Brazilian Real Falls for Second Day on Dimmed GDP Growth Outlook

Brazil’s real fell for a second straight day as a dimmed economic growth outlook made the South American nation’s assets less attractive to international investors.

The real slipped 0.1 percent to 2.5836 per dollar at the close of trading in Sao Paulo. Swap rates, a gauge of expectations for changes in borrowing costs, rose 0.01 percentage point to 12.69 percent on the contract maturing in January 2016.

Economists lowered their forecast for gross domestic product growth in 2015 to 0.13 percent from 0.38 percent, according to the median of about 100 estimates in a weekly central bank survey published Monday. Evidence of a stalled economy heightens the challenges for Finance Minister Joaquim Levy, who has pledged to impose fiscal discipline.

“Negative expectations for the Brazilian economy are deepening,” Paulo Gala, a strategist at Fator SA Corretora de Valores in Sao Paulo, said by telephone.

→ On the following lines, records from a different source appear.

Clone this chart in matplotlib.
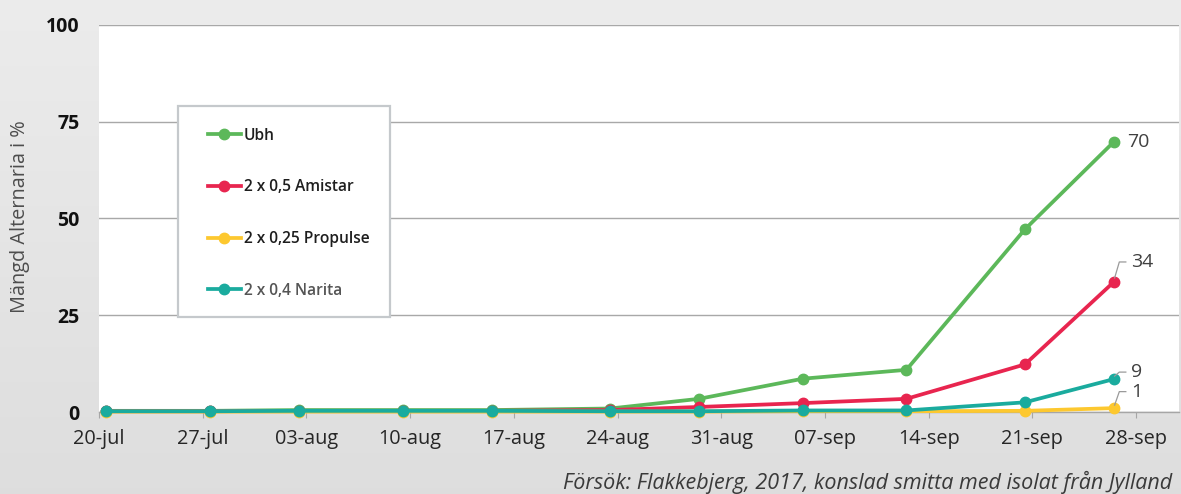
import numpy as np
import pandas as pd
import matplotlib
matplotlib.use("Agg")
import matplotlib.pyplot as plt
import matplotlib.transforms as mtransforms
from matplotlib.patches import Rectangle

plt.rcParams['font.family'] = ['Open Sans', 'DejaVu Sans']

# data
dates = ['2017-07-20', '2017-07-27', '2017-08-02', '2017-08-09', '2017-08-15', '2017-08-23',
         '2017-08-29', '2017-09-05', '2017-09-12', '2017-09-20', '2017-09-26']
ubh = [0.3, 0.3, 0.5, 0.5, 0.5, 0.9, 3.4, 8.6, 10.9, 47.2, 69.8]
amistar = [0.2, 0.2, 0.3, 0.3, 0.3, 0.5, 1.3, 2.3, 3.4, 12.3, 33.6]
propulse = [0.1, 0.1, 0.1, 0.1, 0.1, 0.1, 0.1, 0.2, 0.2, 0.3, 1.0]
narita = [0.2, 0.2, 0.3, 0.3, 0.3, 0.2, 0.2, 0.4, 0.4, 2.5, 8.5]
series_names = ['Ubh', '2 x 0,5 Amistar', '2 x 0,25 Propulse', '2 x 0,4 Narita']
end_labels = ['70', '34', '1', '9']
tick_labels = ['20-jul', '27-jul', '03-aug', '10-aug', '17-aug', '24-aug',
               '31-aug', '07-sep', '14-sep', '21-sep', '28-sep']
y_ticks = [0, 25, 50, 75, 100]

colors = ['#5cb85a', '#e8254f', '#fdc82f', '#1aab9e']

start = pd.Timestamp('2017-07-20')
x = (pd.to_datetime(dates) - start).days.values + 0.5

fig = plt.figure(figsize=(11.81, 4.94), dpi=100)

# gray gradient background
bg = fig.add_axes([0, 0, 1, 1], zorder=-10)
grad = np.linspace(0.925, 0.87, 256).reshape(-1, 1)
bg.imshow(np.dstack([grad, grad, grad]), aspect='auto', extent=[0, 1, 0, 1])
bg.axis('off')

ax = fig.add_axes([99 / 1181, 1 - 412 / 494, 1080 / 1181, 387 / 494])
ax.set_facecolor('white')

all_series = [ubh, amistar, propulse, narita]
for vals, name, c in zip(all_series, series_names, colors):
    ax.plot(x, vals, color=c, lw=2.7, marker='o', markersize=7.5,
            label=name, zorder=3, clip_on=False)

ax.set_xlim(0, 72.9)
ax.set_ylim(0, 100)
ax.set_xticks(np.arange(0, 71, 7))
ax.set_xticklabels(tick_labels, fontsize=14.3, color='#262626')
ax.set_yticks(y_ticks)
ax.set_yticklabels([str(v) for v in y_ticks], fontsize=14, fontweight='bold', color='#111111')
ax.tick_params(axis='x', length=4, color='#a6a6a6', pad=8)
ax.tick_params(axis='y', length=0, pad=14)
ax.grid(axis='y', color='#a8a8a8', lw=1)
ax.set_axisbelow(True)
for s in ['top', 'right', 'left']:
    ax.spines[s].set_visible(False)
ax.spines['bottom'].set_color('#a6a6a6')
ax.spines['bottom'].set_linewidth(1)

# legend box
ax.add_patch(Rectangle((0.0731, 0.2455), 0.196, 0.545, transform=ax.transAxes,
                       facecolor='white', edgecolor='#c5c9cc', lw=1.6, zorder=2.5))
leg = ax.legend(loc='upper left', bbox_to_anchor=(0.101, 0.735), frameon=False,
                fontsize=11.2, handlelength=2.1, handletextpad=0.2, labelspacing=2.3,
                borderpad=0, borderaxespad=0, numpoints=1)
for t in leg.get_texts():
    t.set_fontweight('semibold')
    t.set_color('#1e1e1e')
leg.get_texts()[3].set_color('#555555')

# end labels with leaders (offsets in pixels)
text_off = [(13, 0), (17, 20), (17, 16.5), (17, 7)]
leaders = [None,
           [(0.8, 4), (5.5, 20), (12, 20)],
           [(0.8, 3), (5.5, 16.5), (12, 16.5)],
           [(0.8, 3), (5.5, 7), (12, 7)]]
for vals, lab, off, ld in zip(all_series, end_labels, text_off, leaders):
    px, py = x[-1], vals[-1]
    tr = fig.dpi_scale_trans + mtransforms.ScaledTranslation(px, py, ax.transData)
    if ld is not None:
        ax.plot([p[0] / 100 for p in ld], [p[1] / 100 for p in ld], transform=tr,
                color='#9a9a9a', lw=0.9, zorder=4, clip_on=False)
    ax.text(off[0] / 100, off[1] / 100, lab, transform=tr, fontsize=14,
            color='#404040', ha='left', va='center', zorder=5)

fig.text(20 / 1181, 1 - 217 / 494, 'Mängd Alternaria i %', rotation=90,
         fontsize=14.3, color='#4d4d4d', ha='center', va='center')
fig.text(1172 / 1181, 1 - 482 / 494,
         'Försök: Flakkebjerg, 2017, konslad smitta med isolat från Jylland',
         fontsize=15.5, style='italic', color='#3a3a3a', ha='right', va='center')

fig.savefig('out.png', dpi=100)
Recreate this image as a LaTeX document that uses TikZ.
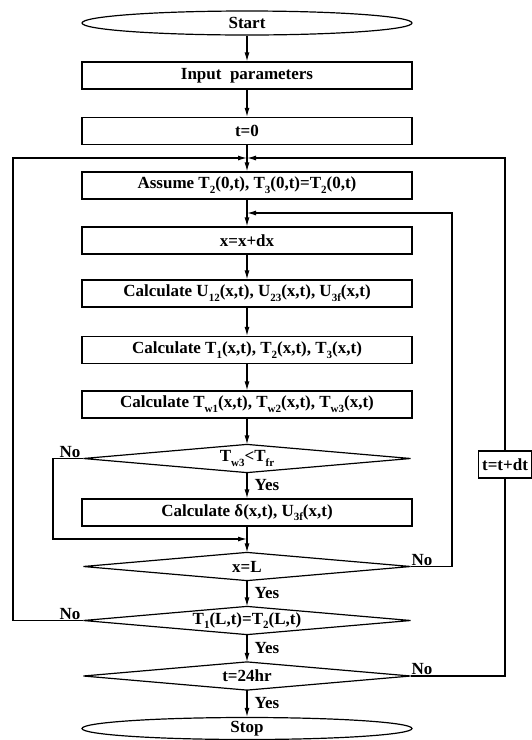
\documentclass[tikz,border=0pt]{standalone}
\usepackage{fontspec}
\setmainfont{Liberation Serif}
\usetikzlibrary{shapes.geometric,arrows.meta}
\newcommand{\sbs}[1]{\raisebox{-0.28em}{\fontsize{11}{11}\selectfont #1}}
\begin{document}
\begin{tikzpicture}[x=1pt,y=-1pt, line width=1.2pt,
  every node/.style={font=\fontsize{17}{20}\selectfont\bfseries},
  procbox/.style={draw, rectangle, minimum width=330pt, minimum height=27pt, inner sep=0pt},
  term/.style={draw, ellipse, minimum width=330pt, minimum height=24pt, inner sep=0pt},
  decbox/.style={rectangle, minimum width=326pt, minimum height=27pt, inner sep=0pt},
  arr/.style={-{Latex[length=9pt,width=5pt]}},
  nolbl/.style={inner sep=0.5pt},
  yeslbl/.style={anchor=west, inner sep=0pt, xshift=7pt}
]
\useasboundingbox (0,0) rectangle (532,740);

% nodes
\node[term]    (start)  at (247,23)    {Start};
\node[procbox] (input)  at (247,75.5)  {Input\ \ parameters};
\node[procbox] (t0)     at (247,131)   {t=0};
\node[procbox] (assume) at (247,185.5) {Assume T\sbs{2}(0,t), T\sbs{3}(0,t)=T\sbs{2}(0,t)};
\node[procbox] (xdx)    at (247,240.5) {x=x+dx};
\node[procbox] (calcu)  at (247,293.5) {Calculate U\sbs{12}(x,t), U\sbs{23}(x,t), U\sbs{3f}(x,t)};
\node[procbox] (calct)  at (247,350)   {Calculate T\sbs{1}(x,t), T\sbs{2}(x,t), T\sbs{3}(x,t)};
\node[procbox] (calctw) at (247,404.5) {Calculate T\sbs{w1}(x,t), T\sbs{w2}(x,t), T\sbs{w3}(x,t)};
\node[decbox]  (d1)     at (247,458.5) {T\sbs{w3}<T\sbs{fr}};
\node[procbox] (delta)  at (247,512.5) {Calculate δ(x,t), U\sbs{3f}(x,t)};
\node[decbox]  (xl)     at (247,566.5) {x=L};
\node[decbox]  (t12)    at (247,620.5) {T\sbs{1}(L,t)=T\sbs{2}(L,t)};
\node[decbox]  (t24)    at (247,676)   {t=24hr};
\node[term, minimum height=22pt] (stop) at (247,728.5) {Stop};
\node[draw, rectangle, minimum width=53pt, minimum height=27pt, inner sep=1pt] (tdt) at (505,464.5) {t=t+dt};

% diamonds
\foreach \d in {d1,xl,t12,t24}
  \draw (\d.west) -- (\d.north) -- (\d.east) -- (\d.south) -- cycle;

% junctions and corners
\coordinate (j1) at (247,158);
\coordinate (j2) at (247,213);
\coordinate (j3) at (247,539);
\coordinate (outl) at (13,158);
\coordinate (innr) at (452,213);
\coordinate (byp) at (53,539);

% main chain
\draw[arr] (start) -- (input);
\draw[arr] (input) -- (t0);
\draw[arr] (t0) -- (assume);
\draw[arr] (assume) -- (xdx);
\draw[arr] (xdx) -- (calcu);
\draw[arr] (calcu) -- (calct);
\draw[arr] (calct) -- (calctw);
\draw[arr] (calctw) -- (d1.north);
\draw[arr] (d1.south) -- node[yeslbl] {Yes} (delta);
\draw[arr] (delta) -- (xl.north);
\draw[arr] (xl.south) -- node[yeslbl] {Yes} (t12.north);
\draw[arr] (t12.south) -- node[yeslbl] {Yes} (t24.north);
\draw[arr] (t24.south) -- node[yeslbl] {Yes} (stop);

% loops
\draw[arr] (d1.west) -| (byp) -- (j3);
\draw[arr] (xl.east) -| (innr) -- (j2);
\draw[arr] (t12.west) -| (outl) -- (j1);
\draw (t24.east) -| (tdt.south);
\draw[arr] (tdt.north) |- (j1);

% No labels
\node[nolbl, anchor=south east] at ([xshift=-2pt]d1.west) {No};
\node[nolbl, anchor=south east] at ([xshift=-2pt]t12.west) {No};
\node[nolbl, anchor=south west] at (xl.east) {No};
\node[nolbl, anchor=south west] at (t24.east) {No};
\end{tikzpicture}
\end{document}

The real posted its third consecutive weekly rally on Friday as the central bank signaled further increases in borrowing costs while euro-area policy makers announced the expansion of stimulus measures keeping rates low.

Borrowing euros at the end of last year and selling them to buy reais in a so-called carry trade returned 11 percent as of Monday, the best performance in emerging markets. The euro fell below 3 reais last week for the first time since September.

‘Some Volatility’

“We should see some volatility as the downside correction on the real is seen as a good entry opportunity to strengthen long real positions on the carry trade portfolio,” Ipek Ozkardeskaya, an analyst at Swissquote Bank SA in Gland, Switzerland, said in an e-mailed response to questions.

Brazil’s central bank raised the target lending rate on Jan. 21 by a half-percentage point to 12.25 percent. On the following day, the European Central Bank pledged to buy government bonds as part of a stimulus program worth 1.1 trillion euros ($1.2 trillion).

Levy is trying to regain investor confidence and boost the economy through spending cuts and tax increases, announcing last week higher levies on fuel, imports, credit and cosmetics.

The fiscal measures are having an impact on medium- and long-term inflation expectations, something that hasn’t been seen for a long time, central bank President Alexandre Tombini told reporters in Davos, Switzerland, on Friday.

To support the real and limit import price increases, the central bank sold the equivalent of $98.8 million of currency swaps Monday and rolled over contracts worth $492.4 million.